EXERCISE PROMPT:
Show all lines that include the string "this"; copy each one.

* start INFORMATION GIVEN *

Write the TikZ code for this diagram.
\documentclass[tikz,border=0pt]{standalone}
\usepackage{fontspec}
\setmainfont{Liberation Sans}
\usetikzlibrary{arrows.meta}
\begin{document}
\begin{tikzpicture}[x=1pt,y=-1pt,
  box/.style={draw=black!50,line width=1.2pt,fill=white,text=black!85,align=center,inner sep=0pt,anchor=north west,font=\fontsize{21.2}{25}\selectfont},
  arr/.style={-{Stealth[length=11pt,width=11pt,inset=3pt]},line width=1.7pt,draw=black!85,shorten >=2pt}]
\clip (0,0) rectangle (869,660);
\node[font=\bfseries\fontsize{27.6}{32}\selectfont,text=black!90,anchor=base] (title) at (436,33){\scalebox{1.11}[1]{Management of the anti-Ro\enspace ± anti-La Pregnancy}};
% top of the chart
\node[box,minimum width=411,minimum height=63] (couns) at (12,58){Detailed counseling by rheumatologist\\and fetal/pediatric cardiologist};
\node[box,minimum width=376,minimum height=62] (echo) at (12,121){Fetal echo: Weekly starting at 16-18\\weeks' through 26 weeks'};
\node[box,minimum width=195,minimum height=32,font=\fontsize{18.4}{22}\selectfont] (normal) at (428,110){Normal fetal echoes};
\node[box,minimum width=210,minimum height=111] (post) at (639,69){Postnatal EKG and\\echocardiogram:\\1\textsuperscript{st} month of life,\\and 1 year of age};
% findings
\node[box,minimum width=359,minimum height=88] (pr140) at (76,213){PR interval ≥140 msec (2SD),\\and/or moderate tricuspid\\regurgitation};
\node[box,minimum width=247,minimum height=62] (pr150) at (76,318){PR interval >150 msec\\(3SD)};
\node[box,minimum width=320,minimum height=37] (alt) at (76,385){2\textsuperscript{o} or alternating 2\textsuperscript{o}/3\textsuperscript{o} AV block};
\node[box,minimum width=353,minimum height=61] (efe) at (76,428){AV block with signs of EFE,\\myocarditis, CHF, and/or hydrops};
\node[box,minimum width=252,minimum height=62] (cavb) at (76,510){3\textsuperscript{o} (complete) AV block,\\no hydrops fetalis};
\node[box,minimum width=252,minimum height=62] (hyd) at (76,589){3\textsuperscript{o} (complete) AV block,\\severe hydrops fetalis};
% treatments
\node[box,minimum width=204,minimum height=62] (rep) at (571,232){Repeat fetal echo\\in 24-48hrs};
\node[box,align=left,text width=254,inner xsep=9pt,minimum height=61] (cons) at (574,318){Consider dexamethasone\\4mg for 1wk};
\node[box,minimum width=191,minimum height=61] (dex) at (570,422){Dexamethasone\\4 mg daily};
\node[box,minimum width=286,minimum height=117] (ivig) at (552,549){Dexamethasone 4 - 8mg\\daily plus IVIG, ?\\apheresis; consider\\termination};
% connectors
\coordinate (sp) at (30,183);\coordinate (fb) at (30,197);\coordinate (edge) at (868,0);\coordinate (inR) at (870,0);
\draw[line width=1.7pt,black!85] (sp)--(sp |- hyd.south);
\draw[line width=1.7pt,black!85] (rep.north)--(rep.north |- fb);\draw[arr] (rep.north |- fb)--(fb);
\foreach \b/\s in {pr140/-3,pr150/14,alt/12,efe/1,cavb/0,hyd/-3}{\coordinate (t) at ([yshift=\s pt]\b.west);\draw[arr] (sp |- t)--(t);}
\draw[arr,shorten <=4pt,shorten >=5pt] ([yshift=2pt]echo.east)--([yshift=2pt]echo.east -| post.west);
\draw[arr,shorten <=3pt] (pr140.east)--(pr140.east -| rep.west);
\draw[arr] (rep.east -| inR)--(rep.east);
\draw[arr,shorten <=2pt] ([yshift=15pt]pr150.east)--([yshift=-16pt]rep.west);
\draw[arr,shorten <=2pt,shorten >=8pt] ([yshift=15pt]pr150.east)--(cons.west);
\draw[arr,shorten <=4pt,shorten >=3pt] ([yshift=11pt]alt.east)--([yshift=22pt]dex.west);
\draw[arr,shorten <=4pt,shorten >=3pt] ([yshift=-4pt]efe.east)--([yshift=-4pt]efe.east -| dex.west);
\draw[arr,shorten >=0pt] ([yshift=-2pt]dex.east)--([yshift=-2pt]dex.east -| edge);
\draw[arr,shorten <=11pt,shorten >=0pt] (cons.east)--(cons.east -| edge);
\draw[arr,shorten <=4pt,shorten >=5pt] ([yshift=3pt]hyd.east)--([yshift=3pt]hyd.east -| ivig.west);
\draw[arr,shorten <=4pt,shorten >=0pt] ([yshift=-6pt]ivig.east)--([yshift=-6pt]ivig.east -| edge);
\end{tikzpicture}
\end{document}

* end INFORMATION GIVEN *
* start INFORMATION GIVEN *

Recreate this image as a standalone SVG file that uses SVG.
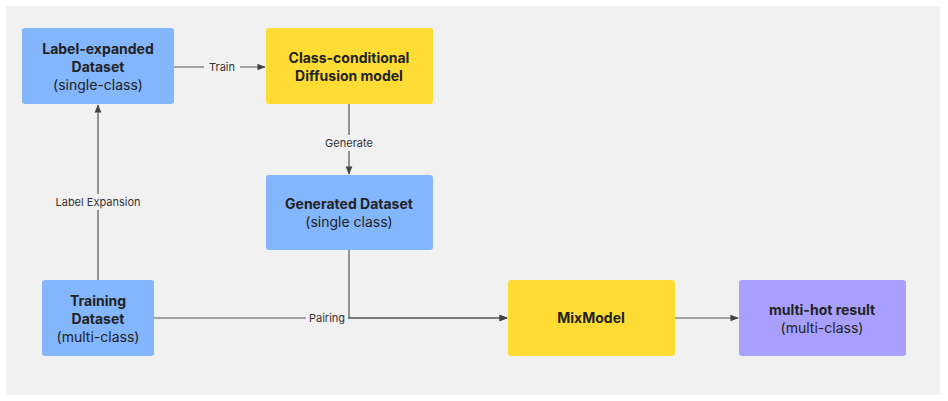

* end INFORMATION GIVEN *

OUTPUT BELOW:
Write the TikZ code for this diagram.
Recreate this image as a standalone SVG file that uses SVG.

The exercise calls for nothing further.